La sfolgorante  carriera “politica” di Fasano: da  vicesindaco annusatore di Gagliardi (nella foto la festa dell’Emigrante del 1991) a bizzoso vicesindaco di Geronimo.


Chi ha avuto modo di leggiucchiare Enzo Biagi di certo ricorderà una storiella che Biagi ripeteva abbastanza spesso nei suoi libri e nelle sue “noterelle” sui giornali ai quali collaborava.

C’era una ragazza, raccontava Biagi, che era rimasta incinta, però, “poco, poco,  aveva confessato vergognosa e titubante”. Così si potrebbe dire del vicesindaco Fasano che indignatosi per la “mancanza di rispetto” si era dimesso,  con l’assicurazione,  fornita a destra e a manca, più a destra che a manca,  che le dimissioni erano “irrevocabili”.

Infatti… infatti le ha ritirate,  per cui è ritornato,  “per obbligo, anzi per dovere” sui suoi passi, appena   dieci giorni prima definiti “irrevocabili” ed è ritornato a fregiarsi del titolo e, soprattutto, dello stipendio che, forse, anzi senza forse,  vale e conta più dell’indignazione tanto sbandierata nella  lettera più ridicola che si sia letta nel corso degli ultimi secoli e  diffusa  con grande clamore da lui medesimo.

Insomma, Fasano  era si indignato, “ma poco, poco”. Cosa da far ridere da qui all’eternità.

Che la cosa, anzi le dimissioni, non  fossero una cosa seria non ci voleva molto a intuirlo e che la sbandierata indignazione fosse solo  il frutto di una non giustificata supervalutazione di se medesimo da parte del Fasano era facile da capire e che le une e l’altra si sarebbero perdute per strada  era scontato che sarebbe avvenuto.

Solo qualche scioccherello può aver pensato il contrario, sino al punto di immaginare chissà quali sconquassi amministrativi.  Ma quelli, gli scioccherelli,  abbondano, bipartisan, a destra e a sinistra.

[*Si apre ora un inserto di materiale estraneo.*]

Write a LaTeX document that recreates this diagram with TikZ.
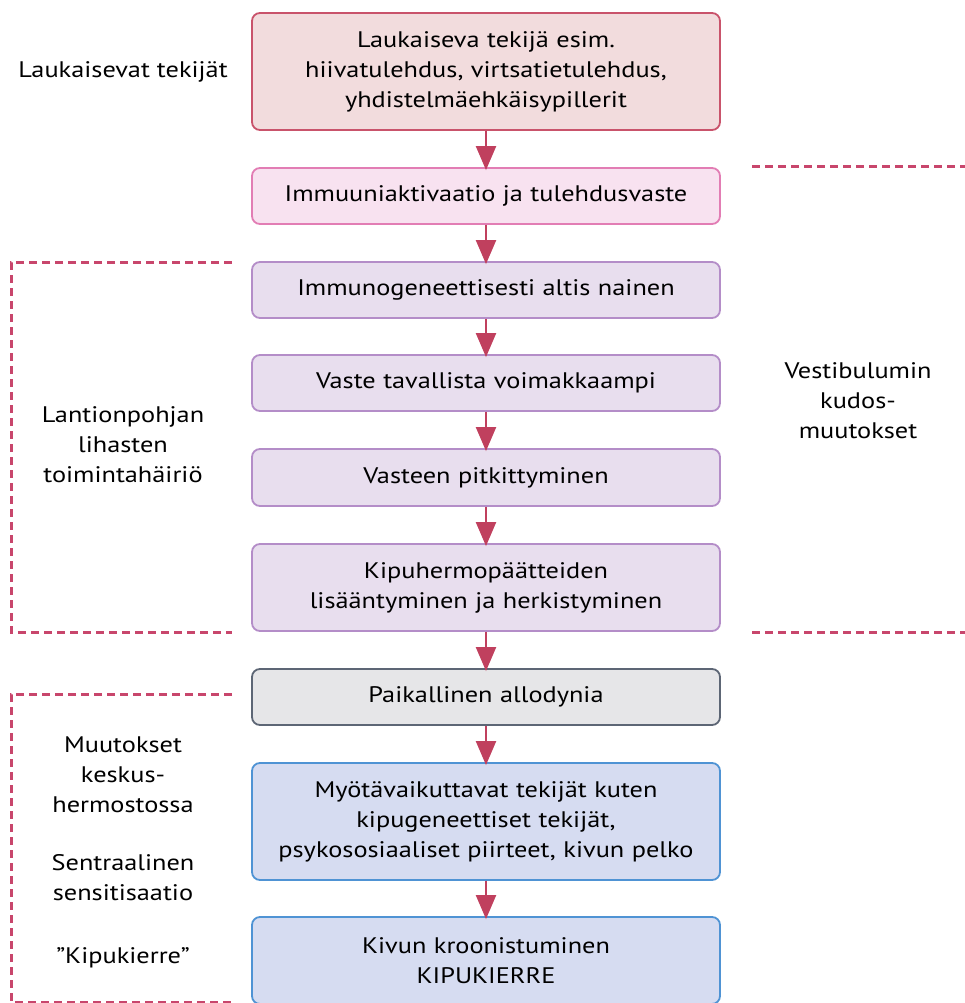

Se fosse stata l’indignazione davvero sentita, Fasano non l’avrebbe sbandierata,  come fa chiunque abbia amor proprio, specie se la ragione dell’indignazione tocca persone amate e per di più scomparse; se le dimissioni fossero state destinate ad essere irrevocabili non le avrebbe motivate con il richiamo alla “mancanza di rispetto”: le avrebbe comunicate  con due riga, e non di più, tenendo  dignitosamente per sé  l’indignazione.

Invece Fasano,  giocando al grande leader e,  forse, chissà, credendo di esserlo per davvero,  si è fatto non solo indurre  (da chi?!) a intraprendere una strada che lo ha ridicolizzato, da destra  a manca, più a manca che a destra (dove tutti lo hanno conosciuto e ricordano….), ha sbandierato ai quattro venti  che sarebbe passato allopposizione ( a far che!?!?!?!,  lui che già nella  maggioranza conta quanto il due di bastoni quando la briscola è a coppe), e infine  ha accettato di  fissare  un prezzo per la sua “indignazione” - il mantenimento della carica di vicesindaco con relativo appannaggio -  e quindi, conseguentemente, anche per  l’oggetto  della sua indignazione. Che dire?

Che  nella nostra precedente nota sull’argomento, anche noi non l’abbiamo azzeccata: Fasano, politicamente, non sta fra la quarta e la quinta delle categorie in cui Sciascia divide gli uomini. E’ decisamente e definitivamente classificabile nell’ultima, quella dei quaquaraquà. g.